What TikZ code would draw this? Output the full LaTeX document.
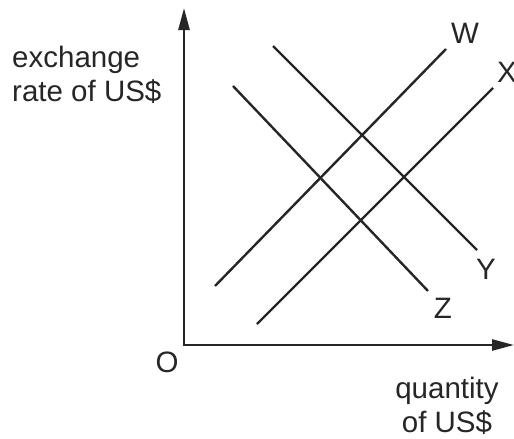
\documentclass[tikz,border=0pt]{standalone}
\usepackage{fontspec}
\setmainfont{Liberation Sans}
\usetikzlibrary{arrows.meta}
\begin{document}
\begin{tikzpicture}[x=1pt,y=-1pt,
  axis/.style={line width=2.6pt,-{Triangle[length=22pt,width=11pt]}},
  curve/.style={line width=2.4pt},
  lbl/.style={font=\fontsize{29.5}{34}\selectfont,inner sep=0pt,text=black!85},
  ]
\useasboundingbox (0,0) rectangle (514,439);
\coordinate (o) at (184,345);
\coordinate (ytip) at (184,8);
\coordinate (xtip) at (514,345);
\draw[axis,black!85] (o) -- (ytip);
\draw[axis,black!85] ([xshift=-1.3pt]o) -- (xtip);
\coordinate (w1) at (215,286); \coordinate (w2) at (446,49);
\coordinate (x1) at (257,324); \coordinate (x2) at (493,88);
\coordinate (z1) at (233,86); \coordinate (z2) at (428,291);
\coordinate (y1) at (273,46); \coordinate (y2) at (477,250);
\draw[curve,black!85] (w1) -- (w2);
\draw[curve,black!85] (x1) -- (x2);
\draw[curve,black!85] (z1) -- (z2);
\draw[curve,black!85] (y1) -- (y2);
\node[lbl] (W) at (465,33) {W};
\node[lbl] (X) at (507,72) {X};
\node[lbl] (Y) at (486,269) {Y};
\node[lbl] (Z) at (443,308) {Z};
\node[lbl] (O) at (167,362) {O};
\node[lbl,anchor=base west] (ylab1) at (12,67) {exchange};
\node[lbl,anchor=base west] (ylab2) at (12,101) {rate of US\$};
\node[lbl,anchor=base] (xlab1) at (447,398) {quantity};
\node[lbl,anchor=base] (xlab2) at (447,432) {of US\$};
\end{tikzpicture}
\end{document}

## THE TASK
Give the material again exactly as it is, but keep the pictures out.

## TASK RESULT
What TikZ code would draw this? Output the full LaTeX document.
\documentclass[tikz,border=0pt]{standalone}
\usepackage{fontspec}
\setmainfont{Liberation Sans}
\usetikzlibrary{arrows.meta}
\begin{document}
\begin{tikzpicture}[x=1pt,y=-1pt,
  axis/.style={line width=2.6pt,-{Triangle[length=22pt,width=11pt]}},
  curve/.style={line width=2.4pt},
  lbl/.style={font=\fontsize{29.5}{34}\selectfont,inner sep=0pt,text=black!85},
  ]
\useasboundingbox (0,0) rectangle (514,439);
\coordinate (o) at (184,345);
\coordinate (ytip) at (184,8);
\coordinate (xtip) at (514,345);
\draw[axis,black!85] (o) -- (ytip);
\draw[axis,black!85] ([xshift=-1.3pt]o) -- (xtip);
\coordinate (w1) at (215,286); \coordinate (w2) at (446,49);
\coordinate (x1) at (257,324); \coordinate (x2) at (493,88);
\coordinate (z1) at (233,86); \coordinate (z2) at (428,291);
\coordinate (y1) at (273,46); \coordinate (y2) at (477,250);
\draw[curve,black!85] (w1) -- (w2);
\draw[curve,black!85] (x1) -- (x2);
\draw[curve,black!85] (z1) -- (z2);
\draw[curve,black!85] (y1) -- (y2);
\node[lbl] (W) at (465,33) {W};
\node[lbl] (X) at (507,72) {X};
\node[lbl] (Y) at (486,269) {Y};
\node[lbl] (Z) at (443,308) {Z};
\node[lbl] (O) at (167,362) {O};
\node[lbl,anchor=base west] (ylab1) at (12,67) {exchange};
\node[lbl,anchor=base west] (ylab2) at (12,101) {rate of US\$};
\node[lbl,anchor=base] (xlab1) at (447,398) {quantity};
\node[lbl,anchor=base] (xlab2) at (447,432) {of US\$};
\end{tikzpicture}
\end{document}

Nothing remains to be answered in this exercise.